## WHAT IS ASKED
Restate each line of the listing exactly, without carrying over any pictures.

## SUPPLIED MATERIAL

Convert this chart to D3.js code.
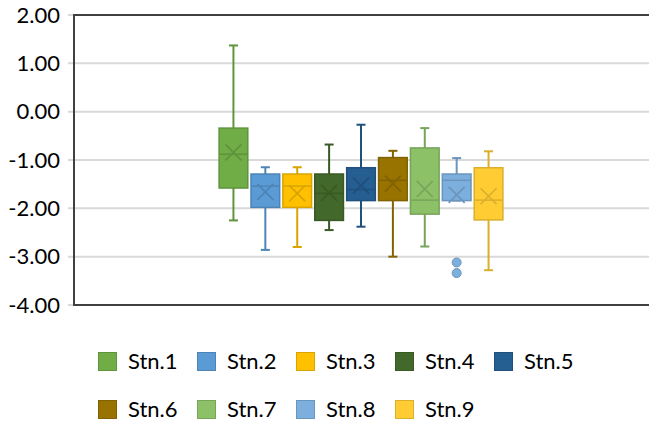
<!DOCTYPE html>
<html>
<head>
<meta charset="utf-8">
<script src="https://cdn.jsdelivr.net/npm/d3@7"></script>
<style>
  body { margin: 0; background: #fff; }
  svg { display: block; font-family: Lato, 'Open Sans', sans-serif; }
</style>
</head>
<body>
<div id="chart"></div>
<script>
// Box-and-whisker summary per station
const stations = ['Stn.1', 'Stn.2', 'Stn.3', 'Stn.4', 'Stn.5', 'Stn.6', 'Stn.7', 'Stn.8', 'Stn.9']
const whiskerHigh = [1.37, -1.15, -1.15, -0.68, -0.27, -0.81, -0.34, -0.96, -0.82]
const q3 = [-0.34, -1.29, -1.29, -1.29, -1.16, -0.95, -0.75, -1.29, -1.16]
const median = [-0.88, -1.54, -1.54, -1.69, -1.61, -1.42, -1.83, -1.42, -1.83]
const mean = [-0.84, -1.66, -1.69, -1.68, -1.53, -1.49, -1.60, -1.72, -1.75]
const q1 = [-1.58, -1.98, -1.98, -2.25, -1.84, -1.84, -2.12, -1.84, -2.24]
const whiskerLow = [-2.25, -2.86, -2.80, -2.45, -2.38, -3.00, -2.79, -1.84, -3.28]
const outliers = [[], [], [], [], [], [], [], [-3.12, -3.34], []]
const colors = ['#70ad47', '#5b9bd5', '#ffc000', '#43682b', '#255e91', '#997300', '#8cc168', '#7cafdd', '#ffcd33']
const yTicks = [2, 1, 0, -1, -2, -3, -4]

const width = 649
const height = 425
const plot = { left: 74, right: 650, top: 15, bottom: 305 }

const svg = d3.select('#chart')
    .append('svg')
    .attr('width', width)
    .attr('height', height)

const y = d3.scaleLinear()
    .domain([-4, 2])
    .range([plot.bottom, plot.top])

// one category, nine series side by side
const category = d3.scaleBand()
    .domain(['all'])
    .range([plot.left, plot.right - 2])
    .paddingOuter(0.5)
const series = d3.scaleBand()
    .domain(stations)
    .range([0, category.bandwidth()])
    .paddingInner(0.1)
    .paddingOuter(0.05)

// gridlines
svg.append('g')
    .selectAll('line')
    .data(yTicks)
    .join('line')
    .attr('x1', plot.left - 6)
    .attr('x2', plot.right)
    .attr('y1', d => y(d))
    .attr('y2', d => y(d))
    .style('stroke', '#d9d9d9')
    .style('stroke-width', 2)

// y axis labels
const yAxis = d3.axisLeft(y)
    .tickValues(yTicks)
    .tickFormat(d3.format('.2f'))
    .tickSize(0)
    .tickPadding(14)
svg.append('g')
    .attr('transform', `translate(${plot.left},0)`)
    .call(yAxis)
    .call(g => g.select('.domain').remove())
    .selectAll('text')
    .style('font-family', 'Lato, sans-serif')
    .style('font-size', '22px')
    .style('fill', '#000')
    .text(d => d3.format('.2f')(d).replace('−', '-'))

// plot border
svg.append('rect')
    .attr('x', plot.left)
    .attr('y', plot.top)
    .attr('width', plot.right - plot.left)
    .attr('height', plot.bottom - plot.top)
    .style('fill', 'none')
    .style('stroke', '#404040')
    .style('stroke-width', 2)

const boxes = svg.append('g')
    .selectAll('g')
    .data(stations)
    .join('g')
    .attr('transform', d => `translate(${category('all') + series(d)},0)`)

const bw = series.bandwidth()
const cx = bw / 2
const dark = i => d3.color(colors[i]).darker(0.45).formatHex()

boxes.each(function (d, i) {
    const g = d3.select(this)
    const stroke = dark(i)

    // whiskers
    g.append('line')
        .attr('x1', cx).attr('x2', cx)
        .attr('y1', y(whiskerHigh[i])).attr('y2', y(q3[i]))
        .style('stroke', stroke).style('stroke-width', 2)
    g.append('line')
        .attr('x1', cx).attr('x2', cx)
        .attr('y1', y(q1[i])).attr('y2', y(whiskerLow[i]))
        .style('stroke', stroke).style('stroke-width', 2)
    ;[whiskerHigh[i], whiskerLow[i]].forEach(v => {
        g.append('line')
            .attr('x1', cx - 4.5).attr('x2', cx + 4.5)
            .attr('y1', y(v)).attr('y2', y(v))
            .style('stroke', stroke).style('stroke-width', 2)
    })

    // box
    g.append('rect')
        .attr('x', 0)
        .attr('y', y(q3[i]))
        .attr('width', bw)
        .attr('height', y(q1[i]) - y(q3[i]))
        .style('fill', colors[i])
        .style('stroke', stroke)
        .style('stroke-width', 1.5)

    // median
    g.append('line')
        .attr('x1', 0).attr('x2', bw)
        .attr('y1', y(median[i])).attr('y2', y(median[i]))
        .style('stroke', stroke).style('stroke-width', 1.5)

    // mean marker
    const my = y(mean[i])
    g.append('path')
        .attr('d', `M${cx - 8},${my - 8}L${cx + 8},${my + 8}M${cx - 8},${my + 8}L${cx + 8},${my - 8}`)
        .style('stroke', stroke).style('stroke-width', 1.75)

    // outliers
    g.selectAll('circle')
        .data(outliers[i])
        .join('circle')
        .attr('cx', cx)
        .attr('cy', v => y(v))
        .attr('r', 4.5)
        .style('fill', colors[i])
        .style('stroke', stroke)
        .style('stroke-width', 1)
})

// legend, two rows
const legend = svg.append('g')
    .selectAll('g')
    .data(stations)
    .join('g')
    .attr('transform', (d, i) => `translate(${98 + (i % 5) * 99},${352 + Math.floor(i / 5) * 48})`)

legend.append('rect')
    .attr('width', 18)
    .attr('height', 18)
    .attr('x', 0.5)
    .attr('y', 0.5)
    .style('fill', (d, i) => colors[i])
    .style('stroke', (d, i) => dark(i))
    .style('stroke-width', 1)

legend.append('text')
    .attr('x', 30)
    .attr('y', 17)
    .text(d => d)
    .style('font-size', '22px')
    .style('fill', '#000')
</script>
</body>
</html>
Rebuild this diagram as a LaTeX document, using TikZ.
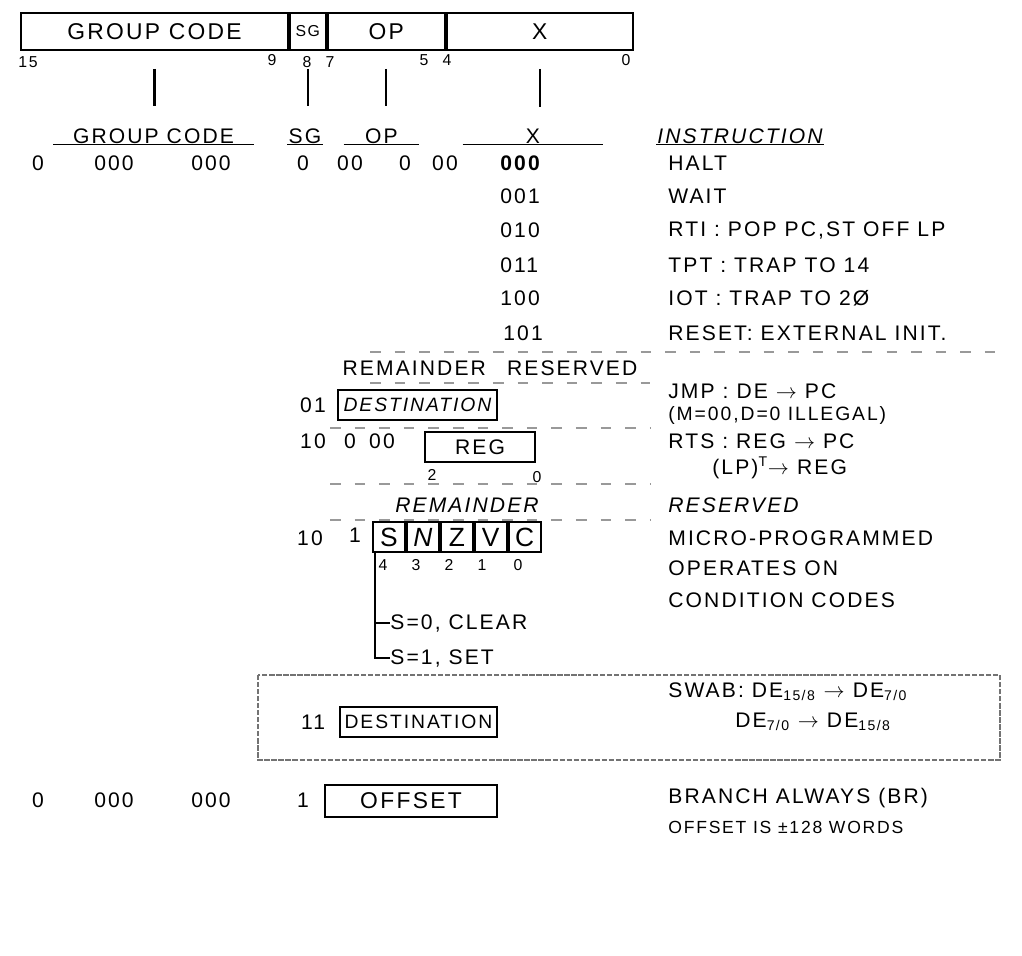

## RESPONSE TO THE TASK
Convert this chart to D3.js code.
<!DOCTYPE html>
<html>
<head>
<meta charset="utf-8">
<script src="https://cdn.jsdelivr.net/npm/d3@7"></script>
<style>
  body { margin: 0; background: #fff; }
  svg { display: block; font-family: Lato, 'Open Sans', sans-serif; }
</style>
</head>
<body>
<div id="chart"></div>
<script>
// Box-and-whisker summary per station
const stations = ['Stn.1', 'Stn.2', 'Stn.3', 'Stn.4', 'Stn.5', 'Stn.6', 'Stn.7', 'Stn.8', 'Stn.9']
const whiskerHigh = [1.37, -1.15, -1.15, -0.68, -0.27, -0.81, -0.34, -0.96, -0.82]
const q3 = [-0.34, -1.29, -1.29, -1.29, -1.16, -0.95, -0.75, -1.29, -1.16]
const median = [-0.88, -1.54, -1.54, -1.69, -1.61, -1.42, -1.83, -1.42, -1.83]
const mean = [-0.84, -1.66, -1.69, -1.68, -1.53, -1.49, -1.60, -1.72, -1.75]
const q1 = [-1.58, -1.98, -1.98, -2.25, -1.84, -1.84, -2.12, -1.84, -2.24]
const whiskerLow = [-2.25, -2.86, -2.80, -2.45, -2.38, -3.00, -2.79, -1.84, -3.28]
const outliers = [[], [], [], [], [], [], [], [-3.12, -3.34], []]
const colors = ['#70ad47', '#5b9bd5', '#ffc000', '#43682b', '#255e91', '#997300', '#8cc168', '#7cafdd', '#ffcd33']
const yTicks = [2, 1, 0, -1, -2, -3, -4]

const width = 649
const height = 425
const plot = { left: 74, right: 650, top: 15, bottom: 305 }

const svg = d3.select('#chart')
    .append('svg')
    .attr('width', width)
    .attr('height', height)

const y = d3.scaleLinear()
    .domain([-4, 2])
    .range([plot.bottom, plot.top])

// one category, nine series side by side
const category = d3.scaleBand()
    .domain(['all'])
    .range([plot.left, plot.right - 2])
    .paddingOuter(0.5)
const series = d3.scaleBand()
    .domain(stations)
    .range([0, category.bandwidth()])
    .paddingInner(0.1)
    .paddingOuter(0.05)

// gridlines
svg.append('g')
    .selectAll('line')
    .data(yTicks)
    .join('line')
    .attr('x1', plot.left - 6)
    .attr('x2', plot.right)
    .attr('y1', d => y(d))
    .attr('y2', d => y(d))
    .style('stroke', '#d9d9d9')
    .style('stroke-width', 2)

// y axis labels
const yAxis = d3.axisLeft(y)
    .tickValues(yTicks)
    .tickFormat(d3.format('.2f'))
    .tickSize(0)
    .tickPadding(14)
svg.append('g')
    .attr('transform', `translate(${plot.left},0)`)
    .call(yAxis)
    .call(g => g.select('.domain').remove())
    .selectAll('text')
    .style('font-family', 'Lato, sans-serif')
    .style('font-size', '22px')
    .style('fill', '#000')
    .text(d => d3.format('.2f')(d).replace('−', '-'))

// plot border
svg.append('rect')
    .attr('x', plot.left)
    .attr('y', plot.top)
    .attr('width', plot.right - plot.left)
    .attr('height', plot.bottom - plot.top)
    .style('fill', 'none')
    .style('stroke', '#404040')
    .style('stroke-width', 2)

const boxes = svg.append('g')
    .selectAll('g')
    .data(stations)
    .join('g')
    .attr('transform', d => `translate(${category('all') + series(d)},0)`)

const bw = series.bandwidth()
const cx = bw / 2
const dark = i => d3.color(colors[i]).darker(0.45).formatHex()

boxes.each(function (d, i) {
    const g = d3.select(this)
    const stroke = dark(i)

    // whiskers
    g.append('line')
        .attr('x1', cx).attr('x2', cx)
        .attr('y1', y(whiskerHigh[i])).attr('y2', y(q3[i]))
        .style('stroke', stroke).style('stroke-width', 2)
    g.append('line')
        .attr('x1', cx).attr('x2', cx)
        .attr('y1', y(q1[i])).attr('y2', y(whiskerLow[i]))
        .style('stroke', stroke).style('stroke-width', 2)
    ;[whiskerHigh[i], whiskerLow[i]].forEach(v => {
        g.append('line')
            .attr('x1', cx - 4.5).attr('x2', cx + 4.5)
            .attr('y1', y(v)).attr('y2', y(v))
            .style('stroke', stroke).style('stroke-width', 2)
    })

    // box
    g.append('rect')
        .attr('x', 0)
        .attr('y', y(q3[i]))
        .attr('width', bw)
        .attr('height', y(q1[i]) - y(q3[i]))
        .style('fill', colors[i])
        .style('stroke', stroke)
        .style('stroke-width', 1.5)

    // median
    g.append('line')
        .attr('x1', 0).attr('x2', bw)
        .attr('y1', y(median[i])).attr('y2', y(median[i]))
        .style('stroke', stroke).style('stroke-width', 1.5)

    // mean marker
    const my = y(mean[i])
    g.append('path')
        .attr('d', `M${cx - 8},${my - 8}L${cx + 8},${my + 8}M${cx - 8},${my + 8}L${cx + 8},${my - 8}`)
        .style('stroke', stroke).style('stroke-width', 1.75)

    // outliers
    g.selectAll('circle')
        .data(outliers[i])
        .join('circle')
        .attr('cx', cx)
        .attr('cy', v => y(v))
        .attr('r', 4.5)
        .style('fill', colors[i])
        .style('stroke', stroke)
        .style('stroke-width', 1)
})

// legend, two rows
const legend = svg.append('g')
    .selectAll('g')
    .data(stations)
    .join('g')
    .attr('transform', (d, i) => `translate(${98 + (i % 5) * 99},${352 + Math.floor(i / 5) * 48})`)

legend.append('rect')
    .attr('width', 18)
    .attr('height', 18)
    .attr('x', 0.5)
    .attr('y', 0.5)
    .style('fill', (d, i) => colors[i])
    .style('stroke', (d, i) => dark(i))
    .style('stroke-width', 1)

legend.append('text')
    .attr('x', 30)
    .attr('y', 17)
    .text(d => d)
    .style('font-size', '22px')
    .style('fill', '#000')
</script>
</body>
</html>
Rebuild this diagram as a LaTeX document, using TikZ.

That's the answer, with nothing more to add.